IN a general election, all the talk is normally about who’s making the political weather. But over the last week, instead, it’s been the weather making our politics – and exposing its shortcomings.
I think many voters will feel that if there was a party called “None of the Above” running in this election, it might well get a landslide victory.
When I spoke to my own family in Rotherham at the end of last week, having only been there days before, it was already clear how bad the flooding in Yorkshire was.
They were safe and sound but other people just a few miles down the road were badly caught up in events. Some were stuck in local shopping centres including Sheffield’s Meadowhall and Parkgate in Rotherham, others saw their businesses and homes badly damaged.
This was a crisis that needed a Government-led, co-ordinated response within five hours. Instead it took five days before Ministers seemed to get a grip, which was totally unacceptable.
Those running our Government, consumed by the Brexit Game of Thrones, seem to have forgotten that in the end politics isn’t about game-playing in Westminster. It’s about real people, and real lives. And with power comes responsibility.
As the Prime Minister said himself, the buck stops with him. He might not be responsible for the terrible weather, but he was responsible for ensuring the Government response to it was swift and effective. It wasn’t. That’s why he found himself in the eye of a storm of his own making this week. Less of a natural weather disaster, more of a man-made political one.
There should have been no bigger priority over that previous five days than helping people across the Yorkshire region who in many cases had lost just about everything. No wonder some local people wouldn’t shake Boris Johnson’s hand when he finally turned up in South Yorkshire.
Nevertheless, we’ve also seen local communities at their best, pulling together and helping one another, as ever with tireless support from our emergency services and now the army.
It’s been an instinctive reaction from people living side by side. And after the flat-footed response by Government to the floods, politicians must now make some amends by ensuring that not only is there the immediate and emergency clear up support, but that there is also a longer-term plan.
Homes and businesses have been damaged and they will need investment to get the repairs so that people can live and work in them again.
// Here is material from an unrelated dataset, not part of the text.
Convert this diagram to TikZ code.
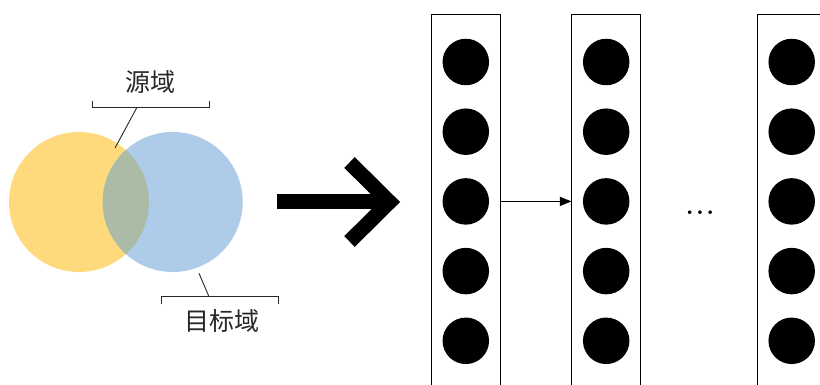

The Environment Agency also needs to invest to better protect communities from future floods and that starts with listening to people on the ground, including the farmers who know the land better than anyone.
But it can’t just be about repairing the physical fabric of their communities. There’s social damage too. People’s prospects have been damaged as well as buildings and homes. So, we also need a plan to help people in communities get their lives back on track too.
If we really want to support the communities badly affected by the floods, then the investment should take its cue from the way they have courageously pulled together during this crisis. What we’ve all seen is the community spirit and Yorkshire grit that’s there all year round – crisis or no crisis.
The real sense of community means that people are always ready to step forward to help one another, but it also means they know what needs to be done to fix the problems. It’s a powerful combination and Government should get behind that.
That was my approach as Secretary of State for Education, when I put three Opportunity Areas in the Yorkshire region – Bradford, Doncaster and the North Yorkshire coast. These are plans centred around a local team – teachers, businesses, and communities working together for better schools for children and young people. And they’re already starting to bear fruit and deliver better education results, which is why it’s good news that Ministers have given new funding for all 12 Opportunity Areas across the country to continue their work.
Equally, I’ve seen the very same community spirit and determination with my work on the Social Mobility Pledge. It’s striking how many businesses and universities from the region stepped forward to spread opportunity more widely – both universities in York, Bradford University, businesses like PwC setting up a brand new office in Bradford and many others that have got involved. In the months to come I want to help all those organisations work together to really lift opportunity in the region.
The Yorkshire floods have shown the best of the people on the ground. If politicians learn anything from this past week, I hope it’s that investing in the grass roots – people and communities – is how you really get change.
The reality is it doesn’t take a crisis for communities in this region to work together. They’re already doing it everyday, supporting one another. Yorkshire’s biggest asset is its people. Now Ministers must believe in the people and back them.